Try to find somebody who doesn’t love chili. You won’t. Along with spaghetti and meatballs, tacos from taco trucks, and pizza, chili is one of the most beloved dishes in America. Everybody has a recipe.
According to Martina and William Neely, authors of The International Chili Society’s Official Chili Cookbook, some folks think the invention of chili goes back to the Aztecs, who sliced up invading Conquistadores, seasoned them with peppers, and feasted on them. What is known for sure is that a mixture of seasoned beans and meat was part of the diet of Aztecs, Incas, and Mayans long before Christopher Columbus arrived in the New World.
Don Juan de Oñate, the conquistador, brought green chilies with him when he entered what is now New Mexico in 1598. Native Canary Islanders, who wound up transplanted to San Antonio, Texas around 1723, were known to improvise a traditional island dish, a meat dish, with local wild onions, peppers, garlic, and other spices. Texas and cattle driving come into the story next. The drovers, as they drove their cattle from Texas to the Kansas railheads, slaughtered their cows along the way for food. As fresh beef is a bit unpalatable, the heavy spices and seasoning of chili masked the taste.
In more modern times, Macedonian immigrants to Cincinnati, Ohio transformed the dish to their liking and made that town famous for chili. In 2013 Smithsonian magazine recognized Cincinnati’s chili as one of the “20 Most Iconic Foods in America.” In my hometown of Clarksburg, West Virginia, Greek immigrants increased the levels of cumin to Middle Eastern levels and started slathering chili over hot dogs. To this day, a Clarksburg hot dog always comes with cumin overloaded chili.
The SoNo Fest can trace its beginnings back to the turn of the 21st century, when Shimazaki moved to the neighborhood. “When I moved to North Park, in 1998, it wasn’t much of a neighborhood,” he says. He didn’t have any children attending McKinley, but he knew that would be happening in a few years. “I went to McKinley’s principal and asked if it would be okay if I taught a ceramics class.” Soon afterward, Shimazaki found himself regularly going to the school and walking groups of schoolchildren down the street to his ceramic shop to teach them about clay, glazes, and firing.

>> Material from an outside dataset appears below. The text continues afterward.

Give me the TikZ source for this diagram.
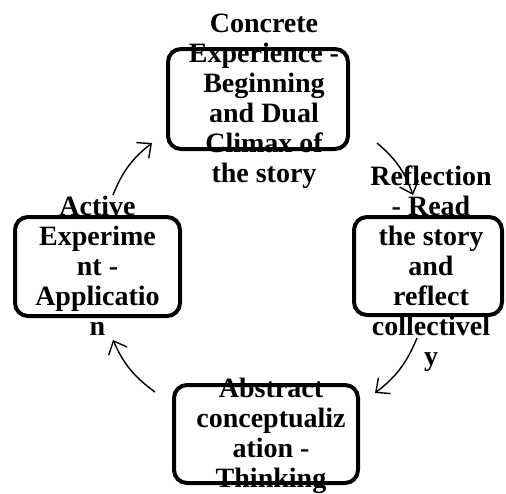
\documentclass[tikz,border=0pt]{standalone}
\usepackage{fontspec}
\setmainfont{Liberation Serif}
\usetikzlibrary{arrows.meta}
\begin{document}
\begin{tikzpicture}[x=1pt,y=1pt,
  stagebox/.style={draw, line width=4pt, rounded corners=13pt, inner sep=0pt},
  stagetext/.style={align=center, inner sep=0pt, font=\bfseries\fontsize{28}{30}\selectfont},
  conn/.style={line width=1.4pt, -{Straight Barb[length=11pt,width=20pt,line width=1.4pt]}}]
\useasboundingbox (0,0) rectangle (506,-493);
% boxes
\node[stagebox, minimum width=180pt, minimum height=100pt] (top) at (258,-99) {};
\node[stagebox, minimum width=148pt, minimum height=98pt] (right) at (428,-266) {};
\node[stagebox, minimum width=165pt, minimum height=99pt] (left) at (97.5,-266.5) {};
\node[stagebox, minimum width=184pt, minimum height=98pt] (bottom) at (266,-434) {};
% texts
\node[stagetext] (toptext) at (264,-101.5) {Concrete\\Experience -\\Beginning\\and Dual\\Climax of\\the story};
\node[stagetext] (righttext) at (431,-268.5) {Reflection\\- Read\\the story\\and\\reflect\\collectivel\\y};
\node[stagetext] (lefttext) at (97.5,-265.5) {Active\\Experime\\nt -\\Applicatio\\n};
\node[stagetext] (bottomtext) at (271,-435.5) {Abstract\\conceptualiz\\ation -\\Thinking};
% connector ends
\coordinate (a1s) at (377,-143);
\coordinate (a1e) at (413,-195);
\coordinate (a2s) at (417,-338);
\coordinate (a2e) at (375,-393);
\coordinate (a3s) at (155,-392);
\coordinate (a3e) at (113,-340);
\coordinate (a4s) at (113,-195);
\coordinate (a4e) at (152,-143);
\draw[conn] (a1s) to[bend left=15] (a1e);
\draw[conn] (a2s) to[bend left=15] (a2e);
\draw[conn] (a3s) to[bend left=15] (a3e);
\draw[conn] (a4s) to[bend left=15] (a4e);
\end{tikzpicture}
\end{document}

Shimazaki later bought a kiln for the school, so the ceramic classes could be taught there. He then suggested a fundraiser for the school. He started by making bowls, tons of them, as he says, in his shop with the proceeds of their sales going to the school. “The first year I had $500 going to the school, the next I had $2,000, then three grand, then four grand.”
Shimazaki had also started to host neighborhood chili get-togethers. Another neighbor, Brooke Evan had a jewelry event fundraiser. They thought that it would be a good thing to combine the two events. The next thing, SoNo Fest was born. “The energy of this event is phenomenal,” says Shimazaki. “We also have a great beer selection, the finest musicians perform for the event, and you get to keep the beautiful bowls!”